Can numerical methods be used to prove a root does NOT exist?

This reminds me of Kahan's spy function, which proves that there is no deterministic algorithm which can integrate all functions numerically. We can apply the same idea to your root existence routine. Consider a function spy, which simply records its input. Pass it to your routine. Now use the record produced by spy to create a continuous function malicious which uses those points to (say) always evaluate to 1 at the grid, yet still has a root. A $C^{\infty}[a, b]$ example would be an inverted bump function scaled to fit between each pair of grid nodes and dip down under $0$ at the peak. I'm sure you could also construct a power series that functions as a suitable malicious as well.

Now let's say you use a random set of nodes. Use any one of the divergent sequences which approximate the Dirac delta function (delta sequence), truncate the series (so it meets whatever regularity criterion you want) and place the peak at a random point. Now you have some very low probability that your root existence routine will find a positive and negative value of your function, meaning of course that it can't prove anything.

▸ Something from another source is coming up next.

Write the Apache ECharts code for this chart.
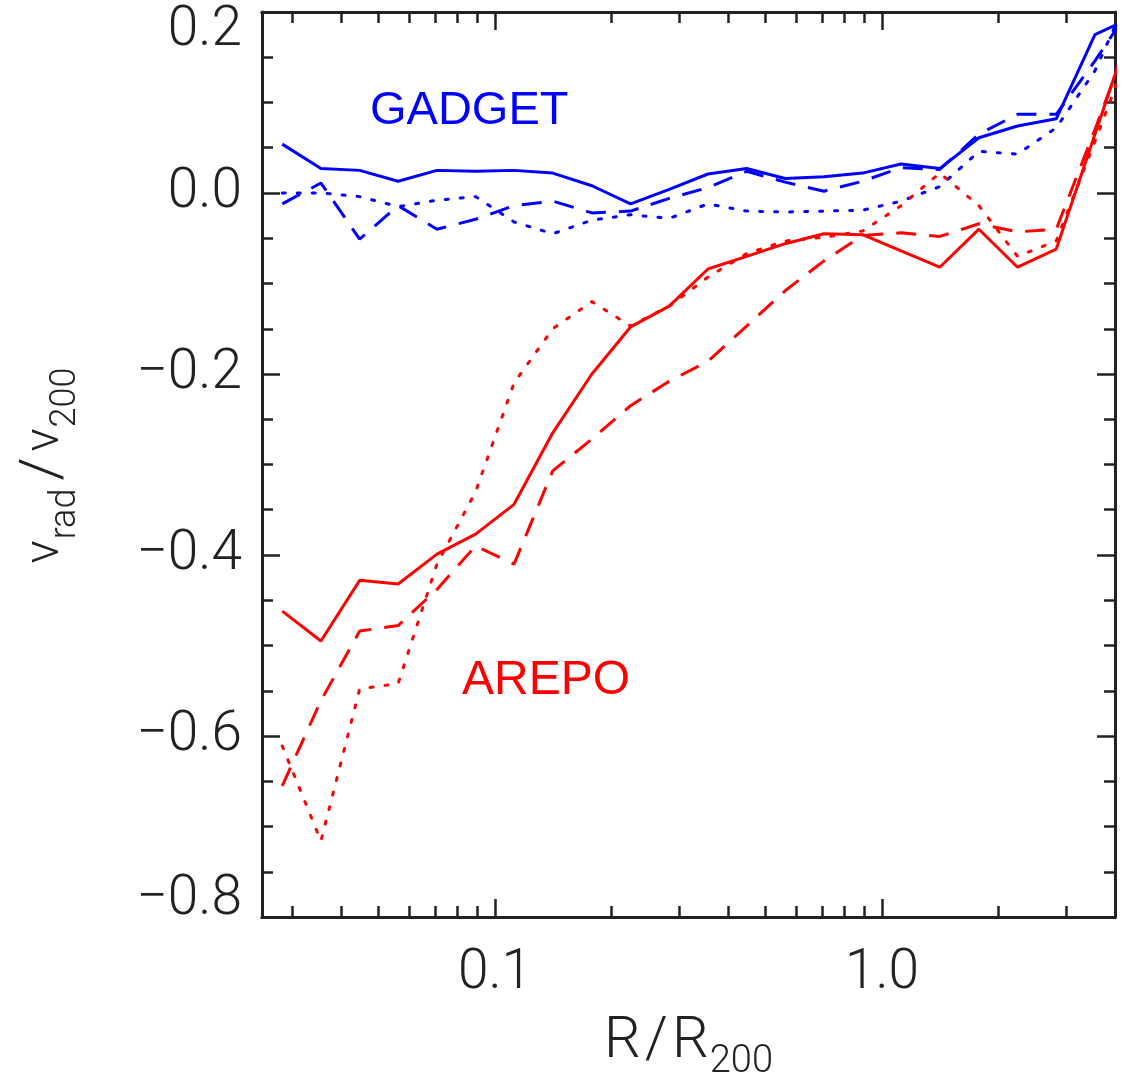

In exact arithmetic, one way to do this is to obtain a modulus of continuity $\omega_f$. This is (non-uniquely) defined by the property that if $|x-y|<\omega_f(x,\epsilon)$ then $|f(x)-f(y)|<\epsilon$. (There is of course a maximal $\omega_f$, but we rarely have it in hand.)

Suppose you have such a $\omega_f$ and you evaluate $f$ at some points $x_i$. If $|x_i-x_{i+1}|<\omega_f(x_i,|f(x_i)|)$ for all $i$, then $f$ has no zero in the interval.

In inexact arithmetic, you can do something similar, you just need to require your approximate values of $f$ to be bounded a bit further away from zero, depending on your precision level.